### WRITTEN TASK
Write out all of the records precisely. Skip anything that is a picture.

------------------------------------

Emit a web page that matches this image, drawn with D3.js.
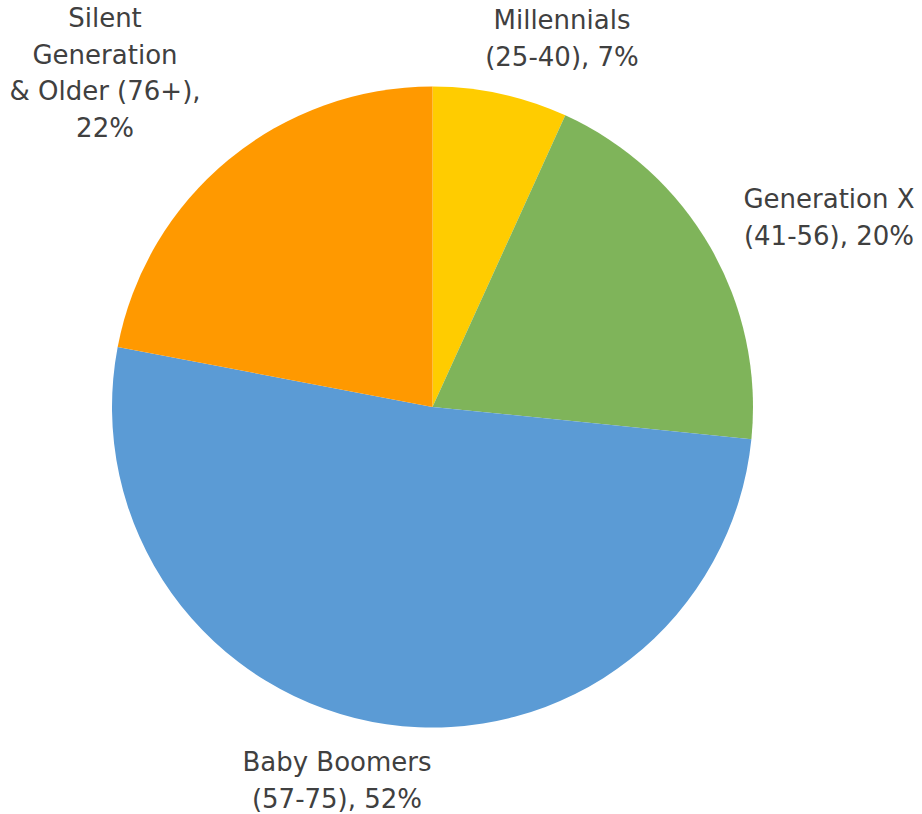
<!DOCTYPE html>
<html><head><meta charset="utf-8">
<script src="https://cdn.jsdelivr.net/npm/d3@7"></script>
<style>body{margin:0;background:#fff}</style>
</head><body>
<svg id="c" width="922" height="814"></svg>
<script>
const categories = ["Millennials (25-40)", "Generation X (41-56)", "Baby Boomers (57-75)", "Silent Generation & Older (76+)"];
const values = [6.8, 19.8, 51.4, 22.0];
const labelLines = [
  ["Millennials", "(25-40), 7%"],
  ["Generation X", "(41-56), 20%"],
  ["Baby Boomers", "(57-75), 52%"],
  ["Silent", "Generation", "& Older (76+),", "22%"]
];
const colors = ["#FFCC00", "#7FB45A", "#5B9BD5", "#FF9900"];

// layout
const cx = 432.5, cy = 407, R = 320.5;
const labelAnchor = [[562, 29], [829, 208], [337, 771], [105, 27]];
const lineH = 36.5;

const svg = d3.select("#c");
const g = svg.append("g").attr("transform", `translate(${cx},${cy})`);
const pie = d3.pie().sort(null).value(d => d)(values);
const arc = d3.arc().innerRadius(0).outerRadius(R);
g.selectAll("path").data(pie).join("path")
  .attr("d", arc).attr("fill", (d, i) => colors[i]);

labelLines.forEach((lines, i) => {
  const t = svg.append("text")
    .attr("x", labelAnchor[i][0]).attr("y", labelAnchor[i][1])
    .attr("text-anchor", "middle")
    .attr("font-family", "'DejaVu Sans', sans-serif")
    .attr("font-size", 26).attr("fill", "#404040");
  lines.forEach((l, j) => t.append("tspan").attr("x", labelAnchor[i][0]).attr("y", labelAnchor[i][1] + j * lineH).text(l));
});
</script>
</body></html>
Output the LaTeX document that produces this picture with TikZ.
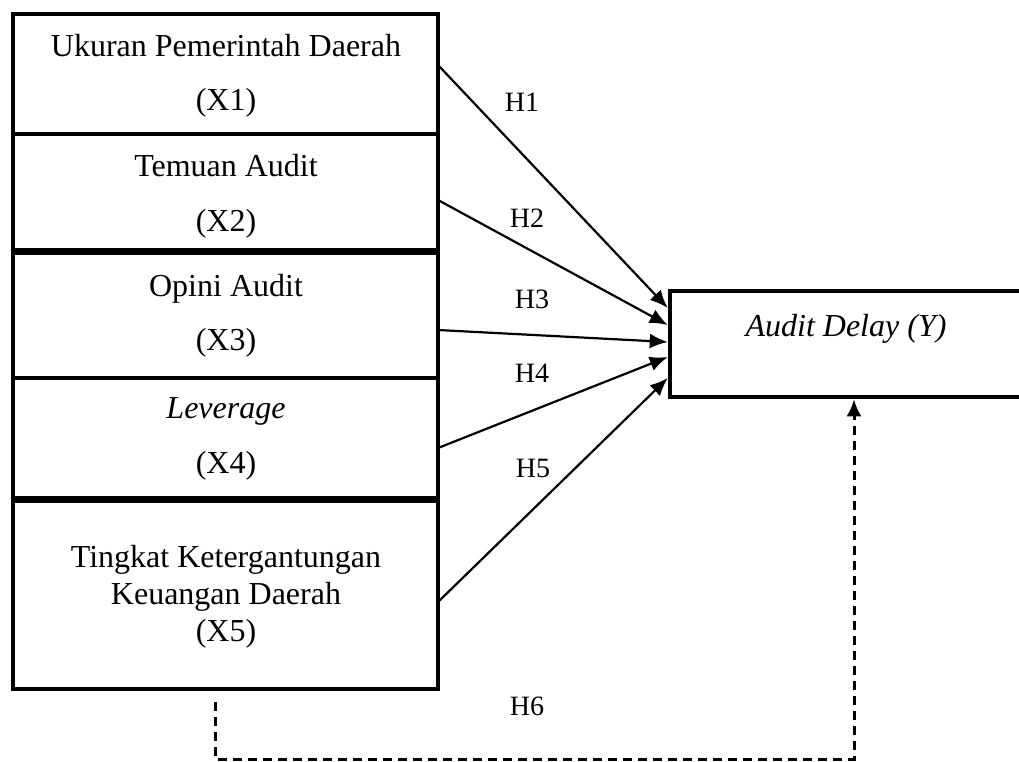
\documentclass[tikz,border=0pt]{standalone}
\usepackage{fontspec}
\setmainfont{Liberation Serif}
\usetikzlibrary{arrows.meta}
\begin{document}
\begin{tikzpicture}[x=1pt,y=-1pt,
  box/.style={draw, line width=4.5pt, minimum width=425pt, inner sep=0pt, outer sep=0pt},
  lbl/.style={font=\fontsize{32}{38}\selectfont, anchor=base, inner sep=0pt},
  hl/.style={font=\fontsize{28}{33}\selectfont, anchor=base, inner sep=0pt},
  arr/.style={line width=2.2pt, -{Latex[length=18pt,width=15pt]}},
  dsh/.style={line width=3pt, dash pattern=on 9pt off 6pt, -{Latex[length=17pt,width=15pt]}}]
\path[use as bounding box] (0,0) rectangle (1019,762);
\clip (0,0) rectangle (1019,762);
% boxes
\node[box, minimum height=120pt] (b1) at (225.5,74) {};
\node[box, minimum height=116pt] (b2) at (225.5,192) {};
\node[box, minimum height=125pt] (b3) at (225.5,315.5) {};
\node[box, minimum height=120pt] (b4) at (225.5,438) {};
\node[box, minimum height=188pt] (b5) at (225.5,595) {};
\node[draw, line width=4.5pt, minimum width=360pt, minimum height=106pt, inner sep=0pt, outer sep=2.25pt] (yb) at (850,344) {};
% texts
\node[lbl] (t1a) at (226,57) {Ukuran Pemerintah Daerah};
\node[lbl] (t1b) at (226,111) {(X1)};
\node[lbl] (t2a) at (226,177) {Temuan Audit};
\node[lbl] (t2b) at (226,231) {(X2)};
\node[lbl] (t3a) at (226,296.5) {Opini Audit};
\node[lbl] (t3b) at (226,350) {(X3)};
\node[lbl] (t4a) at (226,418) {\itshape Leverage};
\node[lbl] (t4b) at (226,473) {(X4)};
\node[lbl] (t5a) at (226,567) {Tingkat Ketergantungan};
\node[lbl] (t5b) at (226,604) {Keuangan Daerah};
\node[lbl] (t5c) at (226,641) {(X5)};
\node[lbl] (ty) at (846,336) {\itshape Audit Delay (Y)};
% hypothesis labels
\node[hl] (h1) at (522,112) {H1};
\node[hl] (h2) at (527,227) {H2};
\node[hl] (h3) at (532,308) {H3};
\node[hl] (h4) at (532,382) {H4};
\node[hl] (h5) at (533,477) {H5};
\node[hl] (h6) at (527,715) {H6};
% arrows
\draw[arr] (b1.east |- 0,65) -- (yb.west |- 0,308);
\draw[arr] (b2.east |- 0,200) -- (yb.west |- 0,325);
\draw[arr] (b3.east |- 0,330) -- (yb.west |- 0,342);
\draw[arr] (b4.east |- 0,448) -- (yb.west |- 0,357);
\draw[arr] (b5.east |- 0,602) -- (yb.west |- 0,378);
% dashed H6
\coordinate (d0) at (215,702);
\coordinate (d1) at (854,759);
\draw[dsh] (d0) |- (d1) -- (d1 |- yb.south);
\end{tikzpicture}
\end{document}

------------------------------------

### EXERCISE ANSWER
Emit a web page that matches this image, drawn with D3.js.
<!DOCTYPE html>
<html><head><meta charset="utf-8">
<script src="https://cdn.jsdelivr.net/npm/d3@7"></script>
<style>body{margin:0;background:#fff}</style>
</head><body>
<svg id="c" width="922" height="814"></svg>
<script>
const categories = ["Millennials (25-40)", "Generation X (41-56)", "Baby Boomers (57-75)", "Silent Generation & Older (76+)"];
const values = [6.8, 19.8, 51.4, 22.0];
const labelLines = [
  ["Millennials", "(25-40), 7%"],
  ["Generation X", "(41-56), 20%"],
  ["Baby Boomers", "(57-75), 52%"],
  ["Silent", "Generation", "& Older (76+),", "22%"]
];
const colors = ["#FFCC00", "#7FB45A", "#5B9BD5", "#FF9900"];

// layout
const cx = 432.5, cy = 407, R = 320.5;
const labelAnchor = [[562, 29], [829, 208], [337, 771], [105, 27]];
const lineH = 36.5;

const svg = d3.select("#c");
const g = svg.append("g").attr("transform", `translate(${cx},${cy})`);
const pie = d3.pie().sort(null).value(d => d)(values);
const arc = d3.arc().innerRadius(0).outerRadius(R);
g.selectAll("path").data(pie).join("path")
  .attr("d", arc).attr("fill", (d, i) => colors[i]);

labelLines.forEach((lines, i) => {
  const t = svg.append("text")
    .attr("x", labelAnchor[i][0]).attr("y", labelAnchor[i][1])
    .attr("text-anchor", "middle")
    .attr("font-family", "'DejaVu Sans', sans-serif")
    .attr("font-size", 26).attr("fill", "#404040");
  lines.forEach((l, j) => t.append("tspan").attr("x", labelAnchor[i][0]).attr("y", labelAnchor[i][1] + j * lineH).text(l));
});
</script>
</body></html>
Output the LaTeX document that produces this picture with TikZ.
\documentclass[tikz,border=0pt]{standalone}
\usepackage{fontspec}
\setmainfont{Liberation Serif}
\usetikzlibrary{arrows.meta}
\begin{document}
\begin{tikzpicture}[x=1pt,y=-1pt,
  box/.style={draw, line width=4.5pt, minimum width=425pt, inner sep=0pt, outer sep=0pt},
  lbl/.style={font=\fontsize{32}{38}\selectfont, anchor=base, inner sep=0pt},
  hl/.style={font=\fontsize{28}{33}\selectfont, anchor=base, inner sep=0pt},
  arr/.style={line width=2.2pt, -{Latex[length=18pt,width=15pt]}},
  dsh/.style={line width=3pt, dash pattern=on 9pt off 6pt, -{Latex[length=17pt,width=15pt]}}]
\path[use as bounding box] (0,0) rectangle (1019,762);
\clip (0,0) rectangle (1019,762);
% boxes
\node[box, minimum height=120pt] (b1) at (225.5,74) {};
\node[box, minimum height=116pt] (b2) at (225.5,192) {};
\node[box, minimum height=125pt] (b3) at (225.5,315.5) {};
\node[box, minimum height=120pt] (b4) at (225.5,438) {};
\node[box, minimum height=188pt] (b5) at (225.5,595) {};
\node[draw, line width=4.5pt, minimum width=360pt, minimum height=106pt, inner sep=0pt, outer sep=2.25pt] (yb) at (850,344) {};
% texts
\node[lbl] (t1a) at (226,57) {Ukuran Pemerintah Daerah};
\node[lbl] (t1b) at (226,111) {(X1)};
\node[lbl] (t2a) at (226,177) {Temuan Audit};
\node[lbl] (t2b) at (226,231) {(X2)};
\node[lbl] (t3a) at (226,296.5) {Opini Audit};
\node[lbl] (t3b) at (226,350) {(X3)};
\node[lbl] (t4a) at (226,418) {\itshape Leverage};
\node[lbl] (t4b) at (226,473) {(X4)};
\node[lbl] (t5a) at (226,567) {Tingkat Ketergantungan};
\node[lbl] (t5b) at (226,604) {Keuangan Daerah};
\node[lbl] (t5c) at (226,641) {(X5)};
\node[lbl] (ty) at (846,336) {\itshape Audit Delay (Y)};
% hypothesis labels
\node[hl] (h1) at (522,112) {H1};
\node[hl] (h2) at (527,227) {H2};
\node[hl] (h3) at (532,308) {H3};
\node[hl] (h4) at (532,382) {H4};
\node[hl] (h5) at (533,477) {H5};
\node[hl] (h6) at (527,715) {H6};
% arrows
\draw[arr] (b1.east |- 0,65) -- (yb.west |- 0,308);
\draw[arr] (b2.east |- 0,200) -- (yb.west |- 0,325);
\draw[arr] (b3.east |- 0,330) -- (yb.west |- 0,342);
\draw[arr] (b4.east |- 0,448) -- (yb.west |- 0,357);
\draw[arr] (b5.east |- 0,602) -- (yb.west |- 0,378);
% dashed H6
\coordinate (d0) at (215,702);
\coordinate (d1) at (854,759);
\draw[dsh] (d0) |- (d1) -- (d1 |- yb.south);
\end{tikzpicture}
\end{document}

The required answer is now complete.